Hamamat Montia (22. July 1988) is a Ghanaian model, entrepreneur and cultural advocate. She is a former Miss Miss Malaika queen and Model of Africa Universe. Beyond modeling, she is known for promoting Ghana’s shea butter industry, founding the Shea Butter Museum, and supporting women-led production in northern Ghana.

== Early life and education ==
Montia was born in Ghana and hails from the Northern Region. She spent part of her early life in rural communities, where she was exposed to traditional practices, including shea butter production. These experiences has influenced her entrepreneurial and advocacy work. She attended Achimota School for her secondary education.

== Career ==
Montia began her career as a model and was crowned Miss Malaika Ghana in 2006 and Model of Africa Universe in 2007. Following her modeling career, she transitioned into entrepreneurship, focusing on the shea butter industry. She later established the Shea Butter Village and the Shea Butter Museum, initiatives that promote locally produced products and traditional methods of production, and serve as educational and tourism platforms.
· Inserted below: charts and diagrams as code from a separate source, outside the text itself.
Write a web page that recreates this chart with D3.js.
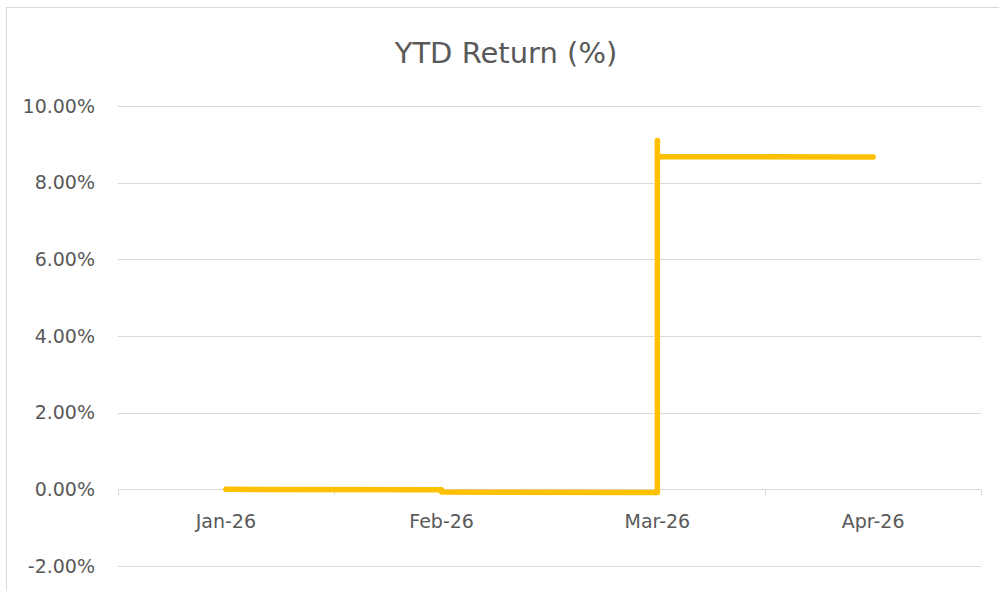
<!DOCTYPE html>
<html lang="en">
<head>
<meta charset="UTF-8">
<title>YTD Return (%)</title>
<script src="https://d3js.org/d3.v7.min.js"></script>
<style>
  body, html { margin: 0; padding: 0; background: #fff; }
  text { font-family: "DejaVu Sans", sans-serif; fill: #595959; }
  .grid line { stroke: #d9d9d9; stroke-width: 1px; }
</style>
</head>
<body>
<script>
// chart data
const months = ["Jan-26", "Feb-26", "Mar-26", "Apr-26"];
// each point sits on a month (date axis with monthly base unit)
const pointMonth = [0, 1, 1, 2, 2, 2, 2, 3];
const pointValue = [0.00, -0.01, -0.07, -0.08, 9.10, 8.25, 8.68, 8.67];
const yTicks = [-2, 0, 2, 4, 6, 8, 10];

const width = 999, height = 591;
const margin = {left: 118, right: 18, top: 106, bottom: 25};

const svg = d3.select("body").append("svg")
    .attr("width", width)
    .attr("height", height);

// chart border (only top and left visible in the crop)
svg.append("rect")
    .attr("x", 6.5).attr("y", 7.5)
    .attr("width", width + 20).attr("height", height + 20)
    .attr("fill", "none")
    .attr("stroke", "#d9d9d9");

const x = d3.scaleBand()
    .domain(months)
    .range([margin.left, width - margin.right]);

const y = d3.scaleLinear()
    .domain([-2, 10])
    .range([566, 106]);

// gridlines
const grid = svg.append("g").attr("class", "grid");
grid.selectAll("line")
    .data(yTicks)
    .enter().append("line")
    .attr("x1", margin.left)
    .attr("x2", width - margin.right)
    .attr("y1", d => Math.round(y(d)) + 0.5)
    .attr("y2", d => Math.round(y(d)) + 0.5);

// y labels (plain hyphen for negatives, like Excel)
svg.append("g")
    .selectAll("text")
    .data(yTicks)
    .enter().append("text")
    .attr("x", 95)
    .attr("y", d => y(d))
    .attr("dy", "0.35em")
    .attr("text-anchor", "end")
    .style("font-size", "19px")
    .text(d => (d < 0 ? "-" : "") + Math.abs(d).toFixed(2) + "%");

// category axis along zero
const y0 = Math.round(y(0)) + 0.5;
const xAxis = svg.append("g");
const bounds = months.map(m => x(m)).concat([x(months[months.length - 1]) + x.bandwidth()]);
xAxis.selectAll("line.tick")
    .data(bounds)
    .enter().append("line")
    .attr("x1", d => Math.round(d) + 0.5)
    .attr("x2", d => Math.round(d) + 0.5)
    .attr("y1", y0)
    .attr("y2", y0 + 6)
    .attr("stroke", "#d9d9d9");

xAxis.selectAll("text")
    .data(months)
    .enter().append("text")
    .attr("x", d => x(d) + x.bandwidth() / 2)
    .attr("y", 521)
    .attr("dy", "0.35em")
    .attr("text-anchor", "middle")
    .style("font-size", "19px")
    .text(d => d);

// line
const pts = pointValue.map((v, i) => ({m: months[pointMonth[i]], v: v}));
const line = d3.line()
    .x(d => x(d.m) + x.bandwidth() / 2)
    .y(d => y(d.v));

svg.append("path")
    .datum(pts)
    .attr("d", line)
    .attr("fill", "none")
    .attr("stroke", "#ffc000")
    .attr("stroke-width", 5.5)
    .attr("stroke-linecap", "round")
    .attr("stroke-linejoin", "round");

// title
svg.append("text")
    .attr("x", 506)
    .attr("y", 53)
    .attr("dy", "0.35em")
    .attr("text-anchor", "middle")
    .style("font-size", "29px")
    .text("YTD Return (%)");
</script>
</body>
</html>
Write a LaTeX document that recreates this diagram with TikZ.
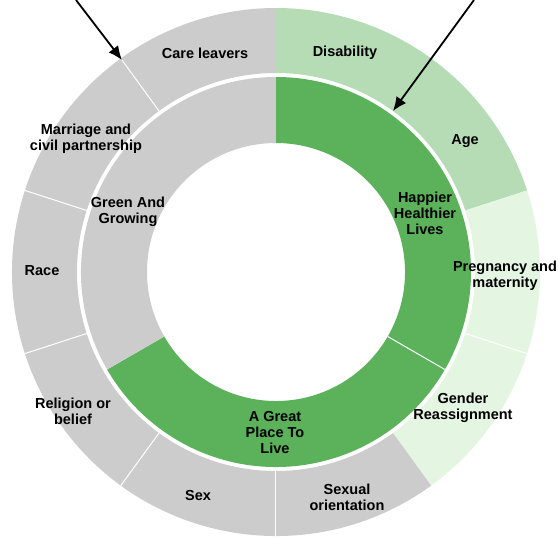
\documentclass[tikz,border=0pt]{standalone}
\usepackage{fontspec}
\setmainfont{Liberation Sans}
\usetikzlibrary{arrows.meta}

\definecolor{dkgreen}{HTML}{5BB25A}
\definecolor{midgreen}{HTML}{B5DCB5}
\definecolor{palegreen}{HTML}{E4F5E2}
\definecolor{ringgray}{HTML}{CCCCCC}

% ring piece: colour, start angle, end angle, inner radius, outer radius
\newcommand{\ringpart}[5]{\fill[#1] (#2:#4) arc[start angle=#2, end angle=#3, radius=#4] -- (#3:#5) arc[start angle=#3, end angle=#2, radius=#5] -- cycle;}

\begin{document}
\begin{tikzpicture}[x=1pt, y=1pt,
  lbl/.style={font=\fontsize{14.5}{16}\selectfont\bfseries, align=center},
  sep/.style={white, line width=1pt},
  pointer/.style={-{Latex[length=14pt,width=12pt]}, line width=1.8pt}]
\useasboundingbox (-276,-267) rectangle (282,272);

% inner ring, three themes
\ringpart{dkgreen}{-30}{90}{129}{195}
\ringpart{dkgreen}{-150}{-30}{129}{195}
\ringpart{ringgray}{90}{210}{129}{195}
\draw[sep] (-30:129) -- (-30:195);

% outer ring, ten groups of 36 degrees
\ringpart{midgreen}{18}{90}{199}{264}
\ringpart{palegreen}{-54}{18}{199}{264}
\ringpart{ringgray}{90}{306}{199}{264}
\foreach \a in {126,162,198,234,270,342}
  \draw[sep] (\a:199) -- (\a:264);

% outer labels
\node[lbl] (care) at (-71,219) {Care leavers};
\node[lbl] (disab) at (69,219) {Disability};
\node[lbl] (age) at (189,131) {Age};
\node[lbl] (preg) at (229,-4) {Pregnancy and\\maternity};
\node[lbl] (gender) at (187,-136) {Gender\\Reassignment};
\node[lbl] (sexor) at (71,-225) {Sexual\\orientation};
\node[lbl] (sex) at (-78,-224) {Sex};
\node[lbl] (relig) at (-203,-139) {Religion or\\belief};
\node[lbl] (race) at (-234,1) {Race};
\node[lbl] (marr) at (-190,133) {Marriage and\\civil partnership};

% inner labels
\node[lbl] (green) at (-148,60) {Green And\\Growing};
\node[lbl] (happy) at (149,59) {Happier\\Healthier\\Lives};
\node[lbl] (place) at (-1,-161) {A Great\\Place To\\Live};

% pointers coming in from the top
\coordinate (fromL) at (-200,272);
\coordinate (tipL) at (126:262);
\coordinate (fromR) at (198,272);
\coordinate (tipR) at (54:199);
\draw[pointer] (fromL) -- (tipL);
\draw[pointer] (fromR) -- (tipR);
\end{tikzpicture}
\end{document}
== Recognition and ambassadorial appointment ==
In February 2026, Montia was appointed as Ghana’s Cultural Ambassador for Shea Butter by the Ministry of Tourism, Culture and Creative Arts. The role recognises her long‑standing advocacy and entrepreneurial work in promoting Ghanaian shea butter as both a cultural heritage product and an economic asset. The appointment is linked to her efforts in supporting women‑led shea‑butter cooperatives and sustainable production practices, as well as her involvement in initiatives such as the Shea Butter Museum, which seeks to preserve and promote Ghana’s shea‑butter tradition. The government framed the position as a way to highlight indigenous knowledge, support local producers, and position Ghana’s shea‑butter sector on international markets.

== Personal life ==
She is a mother of two daughters and one son.